Putting a price on celebrity
In buying a majority stake in the powerhouse Hollywood talent agency Creative Artists Agency, François-Henri Pinault showed that high-ticket M.&A. is a game that more than one French luxury billionaire can play.
Acquiring CAA — which represents stars including Tom Hanks, Margot Robbie and Pinault’s wife, Salma Hayek Pinault — underscores Pinault’s ambitions, and reinforces the growing importance of celebrity in the luxury sector.
Pinault is no stranger to deal making. Like his archrival, Bernard Arnault of LVMH, Pinault used a series of acquisitions to assemble the luxury empire now known as Kering, starting with Gucci and later adding Saint Laurent, Bottega Veneta, Alexander McQueen and more.

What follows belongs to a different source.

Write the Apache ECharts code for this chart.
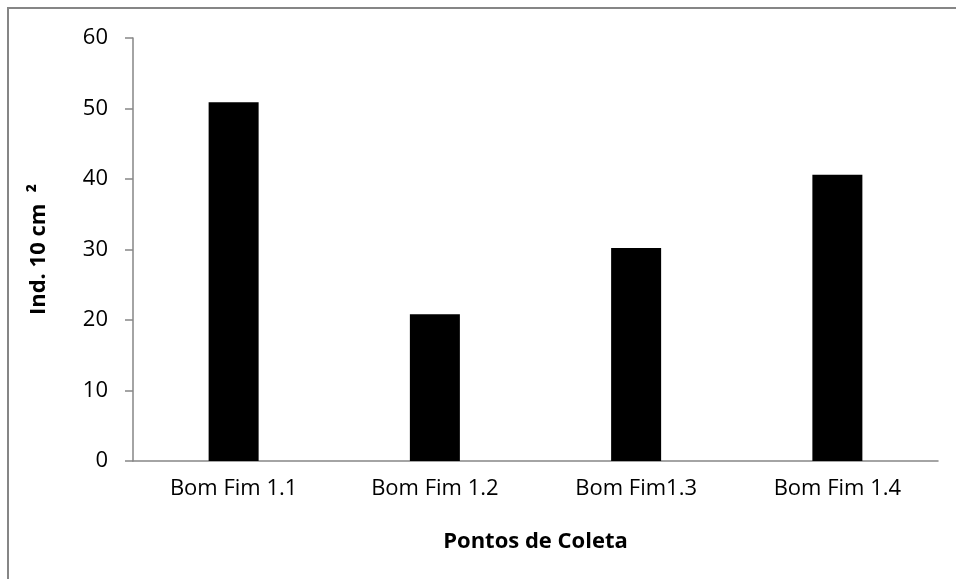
<!DOCTYPE html>
<html>
<head>
<meta charset="utf-8">
<script src="https://cdn.jsdelivr.net/npm/echarts@6/dist/echarts.min.js"></script>
<style>
html,body{margin:0;padding:0;background:#fff;}
#chart{width:956px;height:579px;}
</style>
</head>
<body>
<div id="chart"></div>
<script>
const categories = ["Bom Fim 1.1", "Bom Fim 1.2", "Bom Fim1.3", "Bom Fim 1.4"];
const values = [50.9, 20.8, 30.2, 40.6];
const yTicks = [0, 10, 20, 30, 40, 50, 60];
const yAxisTitle = "Ind. 10 cm  ²";
const xAxisTitle = "Pontos de Coleta";

const chart = echarts.init(document.getElementById('chart'), null, {renderer: 'canvas'});
const FONT = '"Open Sans", "Noto Sans", sans-serif';
chart.setOption({
  animation: false,
  backgroundColor: '#fff',
  graphic: [{
    type: 'rect',
    shape: {x: 8, y: 8, width: 1200, height: 1200},
    style: {fill: 'none', stroke: '#868686', lineWidth: 2},
    silent: true
  }],
  grid: {left: 133, right: 18, top: 38, bottom: 118},
  xAxis: {
    type: 'category',
    data: categories,
    axisLine: {lineStyle: {color: '#868686', width: 1.5}},
    axisTick: {show: false},
    axisLabel: {color: '#000', fontFamily: FONT, fontSize: 22, margin: 17},
    name: xAxisTitle,
    nameLocation: 'middle',
    nameGap: 70,
    nameTextStyle: {color: '#000', fontFamily: FONT, fontSize: 22, fontWeight: 'bold'}
  },
  yAxis: {
    type: 'value',
    min: yTicks[0],
    max: yTicks[yTicks.length - 1],
    interval: 10,
    axisLine: {show: true, lineStyle: {color: '#868686', width: 1.5}},
    axisTick: {show: true, length: 8, lineStyle: {color: '#868686', width: 1.5}},
    splitLine: {show: false},
    axisLabel: {color: '#000', fontFamily: FONT, fontSize: 22, margin: 25},
    name: yAxisTitle,
    nameLocation: 'middle',
    nameGap: 83,
    nameTextStyle: {color: '#000', fontFamily: FONT, fontSize: 22, fontWeight: 'bold'}
  },
  series: [{
    type: 'bar',
    data: values,
    barWidth: 50,
    itemStyle: {color: '#000'}
  }]
});
</script>
</body>
</html>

Through Artémis, his family’s investment arm — which owns a 42 percent stake in Kering, a stake in the sportswear brand Puma and all of the Christie’s auction house — Pinault will now control CAA (reportedly at a valuation of $7 billion, including debt). The agency will be run separately from Kering; Bryan Lourd, the superagent who represents Scarlett Johansson and Brad Pitt, will become C.E.O. of CAA.
Pinault is betting on the power of boldface names. Celebrities attract legions of followers primed to buy what they’re promoting, driving fashion brands to lock up the biggest names to pitch their products. Hayek Pinault plays into that, wearing Gucci and Balenciaga gowns on the red carpet and appearing next to her husband at fashion shows.
“There’s no separation between fashion and entertainment anymore,” the luxury consultant Robert Burke told The Times, calling the deal a “natural, if unprecedented, evolution.”
It’s a reciprocal relationship, especially now: With the actors’ strike prohibiting promotion of movies and TV shows, commercial work with brands is one of the few union-approved ways celebrities can still make money.
The deal also marks a cashing out for the investment giant TPG, which is selling its majority stake in CAA to Pinault. TPG first bought into CAA 13 years ago, setting off a race among private equity firms to get into the talent business. Silver Lake later invested in William Morris Endeavor, and last year EQT invested in United Talent Agency.
Meanwhile, CAA’s rivals have sought to scale up to strengthen their leverage over streaming giants like Amazon, Netflix and Apple. (Endeavor, with help from Silver Lake, oversees an empire that spans talent representation and the soon-to-be-combined Ultimate Fighting Championship and WWE.)
In other luxury news: Giorgio Armani, 89, said he has no desire to sell his fashion house to Kering or LVMH: “Why should I be dominated by one of these mega structures that lack personality?” he told The Financial Times.
HERE’S WHAT’S HAPPENING
Senators introduce a bipartisan proposal for A.I. regulation. Richard Blumenthal, Democrat of Connecticut, and Josh Hawley, Republican of Missouri, will put forward legislation that would require licenses for and audits of artificial intelligence, and create a new government watchdog. It’s the latest step by a Washington grappling with A.I. Congressional leaders will hear more from tech executives on the subject next week.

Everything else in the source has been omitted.